- Set exercise -
Return the lines that follow, exactly as they appear, from the first through the one containing "const circIrncd = [15.9, 14.5, 13.3, 12.7, 12.7, 12.7];"; no pictures are to be included.

··· Extracted information ···

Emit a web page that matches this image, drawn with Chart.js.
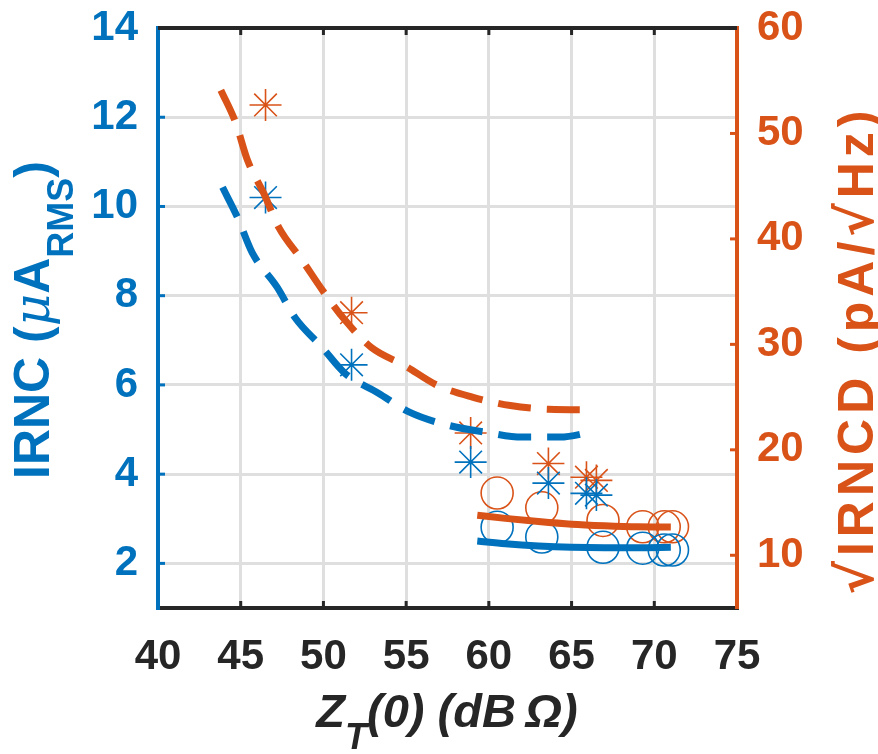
<!DOCTYPE html>
<html>
<head>
<meta charset="utf-8">
<script src="https://cdn.jsdelivr.net/npm/chart.js@4/dist/chart.umd.min.js"></script>
<style>
  html, body { margin: 0; padding: 0; background: #fff; }
  canvas { display: block; }
</style>
</head>
<body>
<canvas id="irnc-chart" width="878" height="754"></canvas>
<script>
const BLUE = "#0072BD";
const ORANGE = "#D95319";
const BLACK = "#262626";
const FONT = "'Liberation Sans', Arial, Helvetica, sans-serif";

// axis limits and tick labels
const xMin = 40, xMax = 75;
const leftMin = 1, leftMax = 14;
const rightMin = 5, rightMax = 60;
const xTicks = [40, 45, 50, 55, 60, 65, 70, 75];
const leftTicks = [2, 4, 6, 8, 10, 12, 14];
const rightTicks = [10, 20, 30, 40, 50, 60];

// measured points (asterisks)
const starX = [46.5, 51.7, 58.9, 63.6, 65.9, 66.5];
const starIrnc = [10.2, 6.45, 4.27, 3.8, 3.57, 3.53];
const starIrncd = [52.7, 33.0, 21.6, 18.7, 17.4, 17.1];

// measured points (circles)
const circX = [60.5, 63.2, 66.9, 69.3, 70.6, 71.1];
const circIrnc = [2.81, 2.59, 2.36, 2.34, 2.3, 2.3];
const circIrncd = [15.9, 14.5, 13.3, 12.7, 12.7, 12.7];

// dashed trend, IRNC
const dashIrncX = [43.9, 44.8, 45.7, 47.2, 48.3, 49.9, 51.3, 53.3, 55.2, 57.5, 59.8, 62.0, 64.3, 66.4];
const dashIrncY = [10.43, 9.76, 8.96, 8.19, 7.5, 6.85, 6.26, 5.82, 5.39, 5.1, 4.94, 4.83, 4.83, 4.96];

// dashed trend, IRNCD
const dashIrncdX = [43.8, 44.7, 45.4, 46.4, 47.3, 48.7, 50.0, 51.3, 52.9, 54.9, 56.9, 59.0, 61.3, 63.6, 66.4];
const dashIrncdY = [54.1, 51.0, 47.5, 44.3, 41.1, 38.0, 35.0, 32.3, 29.7, 28.0, 26.1, 25.0, 24.2, 23.85, 23.8];

// solid trends
const solidX = [59.3, 61, 63, 65, 67, 69, 71];
const solidIrnc = [2.5, 2.44, 2.39, 2.36, 2.35, 2.35, 2.36];
const solidIrncd = [13.8, 13.5, 13.2, 12.95, 12.8, 12.7, 12.68];

const pts = (xs, ys) => xs.map((x, i) => ({ x: x, y: ys[i] }));

const lineSet = (xs, ys, color, axis, dash) => ({
    data: pts(xs, ys),
    yAxisID: axis,
    showLine: true,
    borderColor: color,
    borderWidth: 7,
    borderDash: dash,
    pointRadius: 0,
    cubicInterpolationMode: "monotone",
});

const markerSet = (xs, ys, color, axis, style) => ({
    data: pts(xs, ys),
    yAxisID: axis,
    showLine: false,
    pointStyle: style,
    pointRadius: 16,
    pointBorderWidth: 1.6,
    pointBorderColor: color,
    pointBackgroundColor: "rgba(0,0,0,0)",
});

// fixed tick values instead of generated ones
const fixTicks = (values) => (scale) => {
    scale.ticks = values.map((v) => ({ value: v }));
};

// fixed axis size, no extra room for overhanging labels
const fixSize = (w, h) => (s) => {
    if (w) s.width = w;
    if (h) s.height = h;
    s.paddingTop = 0;
    s.paddingBottom = 0;
    s.paddingLeft = 0;
    s.paddingRight = 0;
};

// inside tick marks, top frame line and the axis titles
const frame = {
    id: "frame",
    afterDraw(chart) {
        const { ctx, chartArea: a, scales } = chart;
        const len = 7;
        ctx.save();
        ctx.lineWidth = 4;
        ctx.strokeStyle = BLACK;
        ctx.beginPath();
        ctx.moveTo(a.left, a.top);
        ctx.lineTo(a.right, a.top);
        ctx.stroke();

        ctx.lineWidth = 3;
        xTicks.slice(1, -1).forEach((v) => {
            const px = scales.x.getPixelForValue(v);
            ctx.beginPath();
            ctx.moveTo(px, a.bottom);
            ctx.lineTo(px, a.bottom - len);
            ctx.moveTo(px, a.top);
            ctx.lineTo(px, a.top + len);
            ctx.stroke();
        });
        ctx.strokeStyle = BLUE;
        leftTicks.slice(0, -1).forEach((v) => {
            const py = scales.y.getPixelForValue(v);
            ctx.beginPath();
            ctx.moveTo(a.left, py);
            ctx.lineTo(a.left + len, py);
            ctx.stroke();
        });
        ctx.strokeStyle = ORANGE;
        rightTicks.slice(0, -1).forEach((v) => {
            const py = scales.y2.getPixelForValue(v);
            ctx.beginPath();
            ctx.moveTo(a.right, py);
            ctx.lineTo(a.right - len, py);
            ctx.stroke();
        });

        // draw a run of [text, font, baselineShift] pieces centred on 0
        const run = (parts) => {
            let w = 0;
            parts.forEach((p) => {
                ctx.font = p[1];
                w += ctx.measureText(p[0]).width;
            });
            let x = -w / 2;
            parts.forEach((p) => {
                ctx.font = p[1];
                ctx.fillText(p[0], x, p[2]);
                x += ctx.measureText(p[0]).width;
            });
        };

        ctx.textBaseline = "alphabetic";
        ctx.textAlign = "left";

        // left title
        ctx.save();
        ctx.fillStyle = BLUE;
        ctx.translate(49, 320);
        ctx.rotate(-Math.PI / 2);
        run([
            ["IRNC (", "bold 50px " + FONT, 0],
            ["\u03BC", "italic 50px 'DejaVu Serif', serif", 0],
            ["A", "bold 50px " + FONT, 0],
            ["RMS", "bold 36px " + FONT, 24],
            [")", "bold 50px " + FONT, 0],
        ]);
        ctx.restore();

        // right title
        ctx.save();
        ctx.fillStyle = ORANGE;
        ctx.translate(873, 350);
        ctx.rotate(-Math.PI / 2);
        ctx.letterSpacing = "5px";
        const sq = "bold 50px 'DejaVu Sans', sans-serif";
        const tx = "bold 50px " + FONT;
        run([
            ["\u221A", sq, 0],
            ["IRNCD (pA/", tx, 0],
            ["\u221A", sq, 0],
            ["Hz)", tx, 0],
        ]);
        ctx.restore();

        // bottom title
        ctx.save();
        ctx.fillStyle = BLACK;
        ctx.translate(447, 727);
        run([
            ["Z", "italic bold 47px " + FONT, 0],
            ["T", "italic bold 36px " + FONT, 22],
            ["(0) (dB", "italic bold 47px " + FONT, 0],
            ["\u2009\u03A9", "italic bold 47px " + FONT, 0],
            [")", "italic bold 47px " + FONT, 0],
        ]);
        ctx.restore();
        ctx.restore();
    },
};

const tickFont = { family: FONT, size: 42, weight: "bold" };

new Chart(document.getElementById("irnc-chart").getContext("2d"), {
    type: "scatter",
    data: {
        datasets: [
            lineSet(solidX, solidIrnc, BLUE, "y", []),
            lineSet(solidX, solidIrncd, ORANGE, "y2", []),
            lineSet(dashIrncX, dashIrncY, BLUE, "y", [33, 16]),
            lineSet(dashIrncdX, dashIrncdY, ORANGE, "y2", [33, 16]),
            markerSet(starX, starIrnc, BLUE, "y", "star"),
            markerSet(starX, starIrncd, ORANGE, "y2", "star"),
            markerSet(circX, circIrnc, BLUE, "y", "circle"),
            markerSet(circX, circIrncd, ORANGE, "y2", "circle"),
        ],
    },
    options: {
        responsive: false,
        animation: false,
        layout: { padding: { top: 28, left: 0, right: 0, bottom: 0 } },
        plugins: {
            legend: { display: false },
            tooltip: { enabled: false },
        },
        scales: {
            x: {
                type: "linear",
                min: xMin,
                max: xMax,
                afterBuildTicks: fixTicks(xTicks),
                afterFit: fixSize(0, 146),
                ticks: { color: BLACK, font: tickFont, padding: 24, maxRotation: 0 },
                grid: { color: "#dfdfdf", lineWidth: 3, drawTicks: false },
                border: { color: BLACK, width: 4 },
            },
            y: {
                type: "linear",
                position: "left",
                min: leftMin,
                max: leftMax,
                afterBuildTicks: fixTicks(leftTicks),
                afterFit: fixSize(158, 0),
                ticks: { color: BLUE, font: tickFont, padding: 20 },
                grid: { color: "#dfdfdf", lineWidth: 3, drawTicks: false },
                border: { color: BLUE, width: 4 },
            },
            y2: {
                type: "linear",
                position: "right",
                min: rightMin,
                max: rightMax,
                afterBuildTicks: fixTicks(rightTicks),
                afterFit: fixSize(141, 0),
                ticks: { color: ORANGE, font: tickFont, padding: 20 },
                grid: { display: false, drawTicks: false },
                border: { color: ORANGE, width: 4 },
            },
        },
    },
    plugins: [frame],
});
</script>
</body>
</html>
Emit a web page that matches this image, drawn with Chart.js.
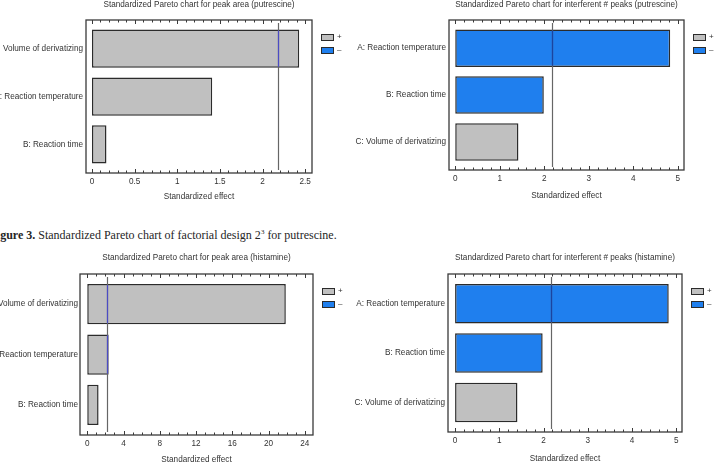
<!DOCTYPE html>
<html lang="en">
<head>
<meta charset="UTF-8">
<title>Standardized Pareto charts</title>
<script src="https://cdn.jsdelivr.net/npm/chart.js"></script>
<style>
  body { margin: 0; width: 723px; height: 474px; overflow: hidden; background: #fff; position: relative; }
  canvas { position: absolute; }
  .caption {
    position: absolute; left: -10.5px; top: 228.5px; white-space: nowrap;
    font: 12px 'Liberation Serif', 'Times New Roman', serif; line-height: 13px; color: #262626;
  }
  .caption sup { font-size: 7px; vertical-align: 5px; line-height: 0; }
</style>
</head>
<body>
<canvas id="putPeak"></canvas>
<canvas id="putInterf"></canvas>
<div class="caption"><b>Figure 3.</b> Standardized Pareto chart of factorial design 2<sup>3</sup> for putrescine.</div>
<canvas id="hisPeak"></canvas>
<canvas id="hisInterf"></canvas>

<script>
// data
const labelsPutPeak = ['C: Volume of derivatizing', 'A: Reaction temperature', 'B: Reaction time'];
const effectsPutPeak = [2.43, 1.41, 0.17];
const signsPutPeak = ['+', '+', '+'];
const ticksPutPeak = [0, 0.5, 1, 1.5, 2, 2.5];
const critPutPeak = 2.18;

const labelsPutInterf = ['A: Reaction temperature', 'B: Reaction time', 'C: Volume of derivatizing'];
const effectsPutInterf = [4.83, 1.99, 1.42];
const signsPutInterf = ['-', '-', '+'];
const ticksPutInterf = [0, 1, 2, 3, 4, 5];
const critPutInterf = 2.17;

const labelsHisPeak = ['C: Volume of derivatizing', 'A: Reaction temperature', 'B: Reaction time'];
const effectsHisPeak = [21.9, 2.36, 1.25];
const signsHisPeak = ['+', '+', '+'];
const ticksHisPeak = [0, 4, 8, 12, 16, 20, 24];
const critHisPeak = 2.17;

const labelsHisInterf = ['A: Reaction temperature', 'B: Reaction time', 'C: Volume of derivatizing'];
const effectsHisInterf = [4.83, 1.98, 1.41];
const signsHisInterf = ['-', '-', '+'];
const ticksHisInterf = [0, 1, 2, 3, 4, 5];
const critHisInterf = 2.16;

const FONT = "'Liberation Sans', Arial, sans-serif";
const FS = 8.2;
const INK = '#333';
const GRAY = '#c0c0c0';
const BLUE = '#1f7fee';
const EDGE = '#2b2b2b';

// frame, inward ticks, critical line and +/- legend
const paretoDecor = {
    id: 'paretoDecor',
    afterDatasetsDraw(chart, args, opts) {
        const {ctx, chartArea: a, scales} = chart;
        const xs = scales.x;
        ctx.save();

        // critical value line, tinted where it crosses a bar
        const lx = Math.round(xs.getPixelForValue(opts.crit)) + 0.5;
        ctx.lineWidth = 1.2;
        ctx.strokeStyle = '#666';
        ctx.beginPath();
        ctx.moveTo(lx, a.top + 3);
        ctx.lineTo(lx, a.bottom - 3);
        ctx.stroke();
        chart.getDatasetMeta(0).data.forEach((bar, i) => {
            if (opts.values[i] < opts.crit) return;
            ctx.strokeStyle = opts.signs[i] === '+' ? '#4b4bc4' : '#1b44a0';
            ctx.beginPath();
            ctx.moveTo(lx, bar.y - bar.height / 2 + 1);
            ctx.lineTo(lx, bar.y + bar.height / 2 - 1);
            ctx.stroke();
        });

        // plot frame
        ctx.strokeStyle = '#3a3a3a';
        ctx.lineWidth = 1.3;
        ctx.strokeRect(a.left, a.top, a.right - a.left, a.bottom - a.top);

        // major and minor ticks, pointing inward on top and bottom edges
        ctx.lineWidth = 1;
        ctx.beginPath();
        const t = opts.ticks;
        for (let i = 0; i < t.length; i++) {
            const px = Math.round(xs.getPixelForValue(t[i])) + 0.5;
            ctx.moveTo(px, a.top); ctx.lineTo(px, a.top + 4);
            ctx.moveTo(px, a.bottom); ctx.lineTo(px, a.bottom - 4);
            if (i < t.length - 1) {
                for (let k = 1; k < opts.minor; k++) {
                    const mx = Math.round(xs.getPixelForValue(t[i] + (t[i + 1] - t[i]) * k / opts.minor)) + 0.5;
                    ctx.moveTo(mx, a.top); ctx.lineTo(mx, a.top + 2.5);
                    ctx.moveTo(mx, a.bottom); ctx.lineTo(mx, a.bottom - 2.5);
                }
            }
        }
        ctx.stroke();

        // legend
        const bx = a.right + 9;
        [['+', GRAY, 14], ['\u2013', BLUE, 27]].forEach(([txt, col, dy]) => {
            ctx.fillStyle = col;
            ctx.fillRect(bx, a.top + dy, 13, 7);
            ctx.strokeStyle = EDGE;
            ctx.lineWidth = 1;
            ctx.strokeRect(bx + 0.5, a.top + dy + 0.5, 12, 6);
            ctx.fillStyle = INK;
            ctx.font = '8px ' + FONT;
            ctx.textBaseline = 'middle';
            ctx.fillText(txt, bx + 16, a.top + dy + 3);
        });
        ctx.restore();
    }
};

function pareto(id, spec, box) {
    const c = document.getElementById(id);
    c.width = box.width;
    c.height = box.height;
    c.style.left = box.left + 'px';
    c.style.top = box.top + 'px';

    const lh = FS * 1.2;
    const cl = box.plot[0] - box.left;
    const ct = box.plot[1] - box.top;
    const cr = box.plot[2] - box.left;
    const cb = box.plot[3] - box.top;
    const padT = box.titleY - box.top - lh / 2;
    const gap = ct - padT - lh;
    const xh = box.axisTitleY - box.top + lh / 2 - cb;
    const padB = box.height - cb - xh;
    const font = {family: FONT, size: FS};

    return new Chart(c, {
        type: 'bar',
        data: {
            datasets: [{
                data: spec.values.map((v, i) => ({x: v, y: i})),
                backgroundColor: spec.signs.map(s => s === '+' ? GRAY : BLUE),
                borderColor: EDGE,
                borderWidth: 1.5,
                borderSkipped: false,
                categoryPercentage: 1,
                barPercentage: 0.8
            }]
        },
        options: {
            indexAxis: 'y',
            responsive: false,
            animation: false,
            layout: {padding: {left: 0, top: padT, right: box.width - cr, bottom: padB}},
            plugins: {
                legend: {display: false},
                tooltip: {enabled: false},
                title: {
                    display: true,
                    text: spec.title,
                    fullSize: false,
                    color: INK,
                    font: {family: FONT, size: FS, weight: 'normal'},
                    padding: {top: 0, bottom: gap}
                },
                paretoDecor: {crit: spec.crit, values: spec.values, signs: spec.signs, ticks: spec.ticks, minor: box.minor}
            },
            scales: {
                x: {
                    type: 'linear',
                    min: box.xMin,
                    max: box.xMax,
                    offset: false,
                    grid: {display: false, drawTicks: false},
                    border: {display: false},
                    afterBuildTicks: s => { s.ticks = spec.ticks.map(v => ({value: v})); },
                    afterFit: s => { s.height = xh; },
                    ticks: {color: INK, font, padding: 4, autoSkip: false, maxRotation: 0, callback: v => String(v)},
                    title: {display: true, text: 'Standardized effect', color: INK, font, padding: 0}
                },
                y: {
                    type: 'linear',
                    reverse: true,
                    min: -0.6,
                    max: 2.6,
                    offset: false,
                    grid: {display: false, drawTicks: false},
                    border: {display: false},
                    afterBuildTicks: s => { s.ticks = spec.labels.map((_, i) => ({value: i})); },
                    afterFit: s => { s.width = cl; },
                    ticks: {color: INK, font, padding: box.labelGap, autoSkip: false, callback: v => spec.labels[v]}
                }
            }
        },
        plugins: [paretoDecor]
    });
}

pareto('putPeak',
    {title: 'Standardized Pareto chart for peak area (putrescine)', labels: labelsPutPeak, values: effectsPutPeak,
     signs: signsPutPeak, ticks: ticksPutPeak, crit: critPutPeak},
    {left: -40, top: 0, width: 385, height: 206, plot: [86, 20, 312, 173], titleY: 5, axisTitleY: 197,
     xMin: -0.07, xMax: 2.58, minor: 5, labelGap: 3});

pareto('putInterf',
    {title: 'Standardized Pareto chart for interferent # peaks (putrescine)', labels: labelsPutInterf, values: effectsPutInterf,
     signs: signsPutInterf, ticks: ticksPutInterf, crit: critPutInterf},
    {left: 350, top: 0, width: 373, height: 206, plot: [449, 20, 684, 170], titleY: 5, axisTitleY: 196,
     xMin: -0.14, xMax: 5.14, minor: 5, labelGap: 3});

pareto('hisPeak',
    {title: 'Standardized Pareto chart for peak area (histamine)', labels: labelsHisPeak, values: effectsHisPeak,
     signs: signsHisPeak, ticks: ticksHisPeak, crit: critHisPeak},
    {left: -40, top: 238, width: 385, height: 236, plot: [80, 274, 313, 435], titleY: 258, axisTitleY: 460,
     xMin: -0.8, xMax: 24.9, minor: 4, labelGap: 2});

pareto('hisInterf',
    {title: 'Standardized Pareto chart for interferent # peaks (histamine)', labels: labelsHisInterf, values: effectsHisInterf,
     signs: signsHisInterf, ticks: ticksHisInterf, crit: critHisInterf},
    {left: 350, top: 238, width: 373, height: 236, plot: [448, 274, 682, 432], titleY: 258, axisTitleY: 459,
     xMin: -0.16, xMax: 5.13, minor: 5, labelGap: 3});
</script>
</body>
</html>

···

- Result of this task -
Emit a web page that matches this image, drawn with Chart.js.
<!DOCTYPE html>
<html>
<head>
<meta charset="utf-8">
<script src="https://cdn.jsdelivr.net/npm/chart.js@4/dist/chart.umd.min.js"></script>
<style>
  html, body { margin: 0; padding: 0; background: #fff; }
  canvas { display: block; }
</style>
</head>
<body>
<canvas id="irnc-chart" width="878" height="754"></canvas>
<script>
const BLUE = "#0072BD";
const ORANGE = "#D95319";
const BLACK = "#262626";
const FONT = "'Liberation Sans', Arial, Helvetica, sans-serif";

// axis limits and tick labels
const xMin = 40, xMax = 75;
const leftMin = 1, leftMax = 14;
const rightMin = 5, rightMax = 60;
const xTicks = [40, 45, 50, 55, 60, 65, 70, 75];
const leftTicks = [2, 4, 6, 8, 10, 12, 14];
const rightTicks = [10, 20, 30, 40, 50, 60];

// measured points (asterisks)
const starX = [46.5, 51.7, 58.9, 63.6, 65.9, 66.5];
const starIrnc = [10.2, 6.45, 4.27, 3.8, 3.57, 3.53];
const starIrncd = [52.7, 33.0, 21.6, 18.7, 17.4, 17.1];

// measured points (circles)
const circX = [60.5, 63.2, 66.9, 69.3, 70.6, 71.1];
const circIrnc = [2.81, 2.59, 2.36, 2.34, 2.3, 2.3];
const circIrncd = [15.9, 14.5, 13.3, 12.7, 12.7, 12.7];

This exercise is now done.